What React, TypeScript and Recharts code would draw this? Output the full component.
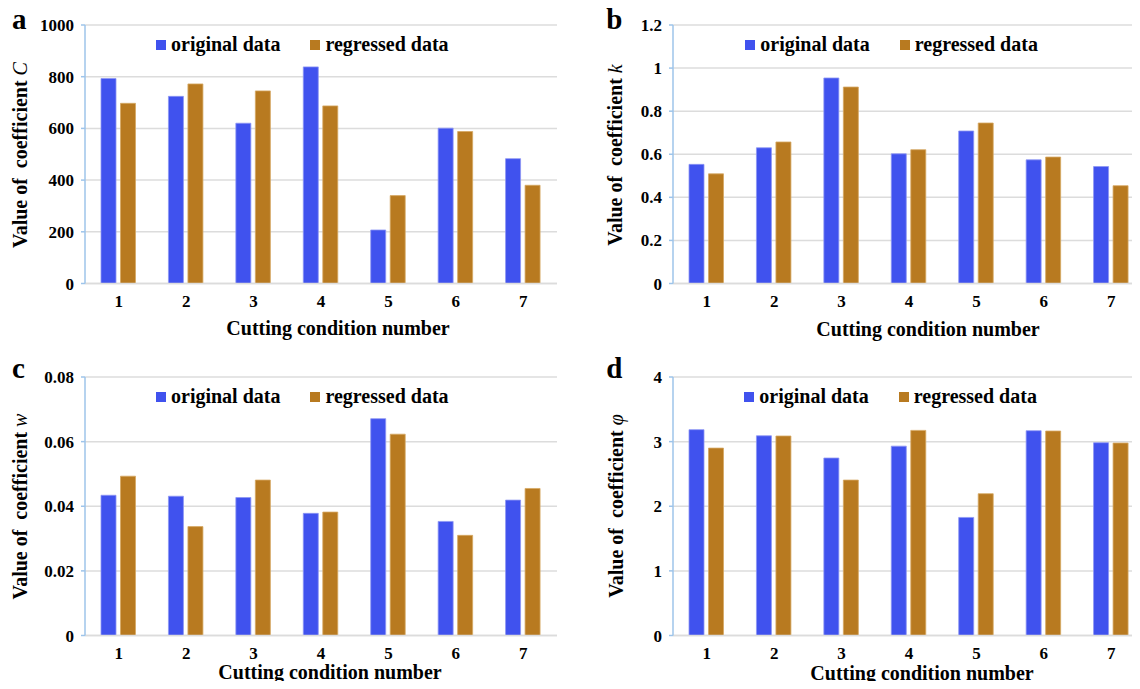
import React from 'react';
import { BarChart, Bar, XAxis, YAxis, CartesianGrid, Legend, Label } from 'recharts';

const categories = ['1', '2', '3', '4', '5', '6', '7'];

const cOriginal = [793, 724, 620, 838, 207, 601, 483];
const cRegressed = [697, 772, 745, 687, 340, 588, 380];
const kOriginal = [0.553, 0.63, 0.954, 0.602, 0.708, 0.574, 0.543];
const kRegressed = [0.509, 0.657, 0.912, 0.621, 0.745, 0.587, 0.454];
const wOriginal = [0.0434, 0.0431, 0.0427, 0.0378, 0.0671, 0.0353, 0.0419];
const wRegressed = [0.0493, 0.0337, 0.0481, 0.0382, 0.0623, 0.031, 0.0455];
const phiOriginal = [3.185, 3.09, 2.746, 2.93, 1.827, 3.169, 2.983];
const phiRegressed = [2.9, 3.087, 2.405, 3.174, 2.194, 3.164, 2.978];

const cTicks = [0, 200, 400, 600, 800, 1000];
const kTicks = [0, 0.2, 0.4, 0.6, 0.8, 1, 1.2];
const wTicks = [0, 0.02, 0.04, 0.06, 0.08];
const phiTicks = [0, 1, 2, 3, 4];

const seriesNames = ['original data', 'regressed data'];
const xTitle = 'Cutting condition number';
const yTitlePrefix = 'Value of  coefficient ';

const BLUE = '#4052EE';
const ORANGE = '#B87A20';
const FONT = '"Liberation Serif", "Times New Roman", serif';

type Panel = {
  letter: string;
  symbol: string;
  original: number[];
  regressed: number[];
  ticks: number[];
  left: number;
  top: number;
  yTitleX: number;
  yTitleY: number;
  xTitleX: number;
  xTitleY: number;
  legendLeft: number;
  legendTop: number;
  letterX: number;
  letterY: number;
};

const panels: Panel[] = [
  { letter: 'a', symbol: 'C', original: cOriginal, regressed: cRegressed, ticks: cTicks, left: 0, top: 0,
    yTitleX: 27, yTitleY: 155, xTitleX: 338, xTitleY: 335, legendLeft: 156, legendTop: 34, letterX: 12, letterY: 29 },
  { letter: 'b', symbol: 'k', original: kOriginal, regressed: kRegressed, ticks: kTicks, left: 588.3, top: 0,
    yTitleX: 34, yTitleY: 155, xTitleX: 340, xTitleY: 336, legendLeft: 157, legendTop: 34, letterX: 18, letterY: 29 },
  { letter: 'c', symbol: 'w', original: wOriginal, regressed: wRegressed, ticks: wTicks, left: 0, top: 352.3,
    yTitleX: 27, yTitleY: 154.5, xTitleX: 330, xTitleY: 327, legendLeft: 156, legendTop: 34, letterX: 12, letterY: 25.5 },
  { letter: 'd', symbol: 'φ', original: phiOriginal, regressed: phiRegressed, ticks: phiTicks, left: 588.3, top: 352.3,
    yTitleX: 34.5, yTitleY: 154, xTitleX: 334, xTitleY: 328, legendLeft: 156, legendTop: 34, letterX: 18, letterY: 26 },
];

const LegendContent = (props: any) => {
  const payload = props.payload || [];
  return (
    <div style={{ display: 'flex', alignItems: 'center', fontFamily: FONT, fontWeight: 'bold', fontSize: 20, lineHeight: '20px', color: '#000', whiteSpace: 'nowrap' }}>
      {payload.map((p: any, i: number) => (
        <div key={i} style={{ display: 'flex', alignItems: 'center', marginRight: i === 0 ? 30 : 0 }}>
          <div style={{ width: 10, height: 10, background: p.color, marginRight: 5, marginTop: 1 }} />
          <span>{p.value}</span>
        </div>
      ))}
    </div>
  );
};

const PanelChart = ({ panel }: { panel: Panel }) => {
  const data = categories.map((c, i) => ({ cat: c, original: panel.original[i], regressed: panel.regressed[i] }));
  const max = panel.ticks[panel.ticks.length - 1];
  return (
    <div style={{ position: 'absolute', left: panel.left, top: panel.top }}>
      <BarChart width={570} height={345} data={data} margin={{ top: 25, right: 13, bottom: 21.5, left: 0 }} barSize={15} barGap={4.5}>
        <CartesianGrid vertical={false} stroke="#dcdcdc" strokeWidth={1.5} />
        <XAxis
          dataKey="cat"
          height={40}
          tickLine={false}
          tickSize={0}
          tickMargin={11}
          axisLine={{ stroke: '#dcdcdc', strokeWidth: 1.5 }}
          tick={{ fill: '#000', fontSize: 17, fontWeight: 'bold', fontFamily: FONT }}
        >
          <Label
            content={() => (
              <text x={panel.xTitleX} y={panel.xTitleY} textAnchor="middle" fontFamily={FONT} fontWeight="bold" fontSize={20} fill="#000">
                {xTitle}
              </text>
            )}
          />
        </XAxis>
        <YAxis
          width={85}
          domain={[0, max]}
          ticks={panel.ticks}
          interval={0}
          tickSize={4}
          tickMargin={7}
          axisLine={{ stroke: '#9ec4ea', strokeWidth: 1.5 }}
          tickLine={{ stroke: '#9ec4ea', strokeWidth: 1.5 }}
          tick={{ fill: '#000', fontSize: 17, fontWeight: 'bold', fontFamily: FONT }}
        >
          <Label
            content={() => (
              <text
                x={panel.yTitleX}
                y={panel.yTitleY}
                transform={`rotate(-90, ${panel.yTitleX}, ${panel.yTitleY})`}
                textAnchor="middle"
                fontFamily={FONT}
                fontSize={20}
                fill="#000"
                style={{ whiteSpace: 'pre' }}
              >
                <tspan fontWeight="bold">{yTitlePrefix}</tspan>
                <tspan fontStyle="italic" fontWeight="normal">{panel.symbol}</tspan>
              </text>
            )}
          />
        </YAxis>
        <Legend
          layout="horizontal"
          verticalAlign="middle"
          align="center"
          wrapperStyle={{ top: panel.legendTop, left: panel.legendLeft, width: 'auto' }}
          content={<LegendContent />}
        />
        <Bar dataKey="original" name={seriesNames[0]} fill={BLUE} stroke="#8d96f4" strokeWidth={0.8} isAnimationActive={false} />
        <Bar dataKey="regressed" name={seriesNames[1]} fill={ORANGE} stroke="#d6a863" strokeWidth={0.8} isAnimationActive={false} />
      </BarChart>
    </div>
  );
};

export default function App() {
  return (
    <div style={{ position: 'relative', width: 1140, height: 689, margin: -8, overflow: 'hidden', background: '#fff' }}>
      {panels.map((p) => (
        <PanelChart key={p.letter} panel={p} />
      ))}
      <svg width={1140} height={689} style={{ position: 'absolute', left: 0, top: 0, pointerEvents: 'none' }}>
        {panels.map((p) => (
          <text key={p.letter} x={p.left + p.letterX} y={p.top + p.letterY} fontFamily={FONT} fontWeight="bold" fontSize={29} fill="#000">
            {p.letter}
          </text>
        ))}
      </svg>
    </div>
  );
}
****************
▶ _WHAT THE EXERCISE ASKS_: Repeat the material above in full and unchanged, minus its images.

▶ _THE SOLUTION_:
What React, TypeScript and Recharts code would draw this? Output the full component.
import React from 'react';
import { BarChart, Bar, XAxis, YAxis, CartesianGrid, Legend, Label } from 'recharts';

const categories = ['1', '2', '3', '4', '5', '6', '7'];

const cOriginal = [793, 724, 620, 838, 207, 601, 483];
const cRegressed = [697, 772, 745, 687, 340, 588, 380];
const kOriginal = [0.553, 0.63, 0.954, 0.602, 0.708, 0.574, 0.543];
const kRegressed = [0.509, 0.657, 0.912, 0.621, 0.745, 0.587, 0.454];
const wOriginal = [0.0434, 0.0431, 0.0427, 0.0378, 0.0671, 0.0353, 0.0419];
const wRegressed = [0.0493, 0.0337, 0.0481, 0.0382, 0.0623, 0.031, 0.0455];
const phiOriginal = [3.185, 3.09, 2.746, 2.93, 1.827, 3.169, 2.983];
const phiRegressed = [2.9, 3.087, 2.405, 3.174, 2.194, 3.164, 2.978];

const cTicks = [0, 200, 400, 600, 800, 1000];
const kTicks = [0, 0.2, 0.4, 0.6, 0.8, 1, 1.2];
const wTicks = [0, 0.02, 0.04, 0.06, 0.08];
const phiTicks = [0, 1, 2, 3, 4];

const seriesNames = ['original data', 'regressed data'];
const xTitle = 'Cutting condition number';
const yTitlePrefix = 'Value of  coefficient ';

const BLUE = '#4052EE';
const ORANGE = '#B87A20';
const FONT = '"Liberation Serif", "Times New Roman", serif';

type Panel = {
  letter: string;
  symbol: string;
  original: number[];
  regressed: number[];
  ticks: number[];
  left: number;
  top: number;
  yTitleX: number;
  yTitleY: number;
  xTitleX: number;
  xTitleY: number;
  legendLeft: number;
  legendTop: number;
  letterX: number;
  letterY: number;
};

const panels: Panel[] = [
  { letter: 'a', symbol: 'C', original: cOriginal, regressed: cRegressed, ticks: cTicks, left: 0, top: 0,
    yTitleX: 27, yTitleY: 155, xTitleX: 338, xTitleY: 335, legendLeft: 156, legendTop: 34, letterX: 12, letterY: 29 },
  { letter: 'b', symbol: 'k', original: kOriginal, regressed: kRegressed, ticks: kTicks, left: 588.3, top: 0,
    yTitleX: 34, yTitleY: 155, xTitleX: 340, xTitleY: 336, legendLeft: 157, legendTop: 34, letterX: 18, letterY: 29 },
  { letter: 'c', symbol: 'w', original: wOriginal, regressed: wRegressed, ticks: wTicks, left: 0, top: 352.3,
    yTitleX: 27, yTitleY: 154.5, xTitleX: 330, xTitleY: 327, legendLeft: 156, legendTop: 34, letterX: 12, letterY: 25.5 },
  { letter: 'd', symbol: 'φ', original: phiOriginal, regressed: phiRegressed, ticks: phiTicks, left: 588.3, top: 352.3,
    yTitleX: 34.5, yTitleY: 154, xTitleX: 334, xTitleY: 328, legendLeft: 156, legendTop: 34, letterX: 18, letterY: 26 },
];

const LegendContent = (props: any) => {
  const payload = props.payload || [];
  return (
    <div style={{ display: 'flex', alignItems: 'center', fontFamily: FONT, fontWeight: 'bold', fontSize: 20, lineHeight: '20px', color: '#000', whiteSpace: 'nowrap' }}>
      {payload.map((p: any, i: number) => (
        <div key={i} style={{ display: 'flex', alignItems: 'center', marginRight: i === 0 ? 30 : 0 }}>
          <div style={{ width: 10, height: 10, background: p.color, marginRight: 5, marginTop: 1 }} />
          <span>{p.value}</span>
        </div>
      ))}
    </div>
  );
};

const PanelChart = ({ panel }: { panel: Panel }) => {
  const data = categories.map((c, i) => ({ cat: c, original: panel.original[i], regressed: panel.regressed[i] }));
  const max = panel.ticks[panel.ticks.length - 1];
  return (
    <div style={{ position: 'absolute', left: panel.left, top: panel.top }}>
      <BarChart width={570} height={345} data={data} margin={{ top: 25, right: 13, bottom: 21.5, left: 0 }} barSize={15} barGap={4.5}>
        <CartesianGrid vertical={false} stroke="#dcdcdc" strokeWidth={1.5} />
        <XAxis
          dataKey="cat"
          height={40}
          tickLine={false}
          tickSize={0}
          tickMargin={11}
          axisLine={{ stroke: '#dcdcdc', strokeWidth: 1.5 }}
          tick={{ fill: '#000', fontSize: 17, fontWeight: 'bold', fontFamily: FONT }}
        >
          <Label
            content={() => (
              <text x={panel.xTitleX} y={panel.xTitleY} textAnchor="middle" fontFamily={FONT} fontWeight="bold" fontSize={20} fill="#000">
                {xTitle}
              </text>
            )}
          />
        </XAxis>
        <YAxis
          width={85}
          domain={[0, max]}
          ticks={panel.ticks}
          interval={0}
          tickSize={4}
          tickMargin={7}
          axisLine={{ stroke: '#9ec4ea', strokeWidth: 1.5 }}
          tickLine={{ stroke: '#9ec4ea', strokeWidth: 1.5 }}
          tick={{ fill: '#000', fontSize: 17, fontWeight: 'bold', fontFamily: FONT }}
        >
          <Label
            content={() => (
              <text
                x={panel.yTitleX}
                y={panel.yTitleY}
                transform={`rotate(-90, ${panel.yTitleX}, ${panel.yTitleY})`}
                textAnchor="middle"
                fontFamily={FONT}
                fontSize={20}
                fill="#000"
                style={{ whiteSpace: 'pre' }}
              >
                <tspan fontWeight="bold">{yTitlePrefix}</tspan>
                <tspan fontStyle="italic" fontWeight="normal">{panel.symbol}</tspan>
              </text>
            )}
          />
        </YAxis>
        <Legend
          layout="horizontal"
          verticalAlign="middle"
          align="center"
          wrapperStyle={{ top: panel.legendTop, left: panel.legendLeft, width: 'auto' }}
          content={<LegendContent />}
        />
        <Bar dataKey="original" name={seriesNames[0]} fill={BLUE} stroke="#8d96f4" strokeWidth={0.8} isAnimationActive={false} />
        <Bar dataKey="regressed" name={seriesNames[1]} fill={ORANGE} stroke="#d6a863" strokeWidth={0.8} isAnimationActive={false} />
      </BarChart>
    </div>
  );
};

export default function App() {
  return (
    <div style={{ position: 'relative', width: 1140, height: 689, margin: -8, overflow: 'hidden', background: '#fff' }}>
      {panels.map((p) => (
        <PanelChart key={p.letter} panel={p} />
      ))}
      <svg width={1140} height={689} style={{ position: 'absolute', left: 0, top: 0, pointerEvents: 'none' }}>
        {panels.map((p) => (
          <text key={p.letter} x={p.left + p.letterX} y={p.top + p.letterY} fontFamily={FONT} fontWeight="bold" fontSize={29} fill="#000">
            {p.letter}
          </text>
        ))}
      </svg>
    </div>
  );
}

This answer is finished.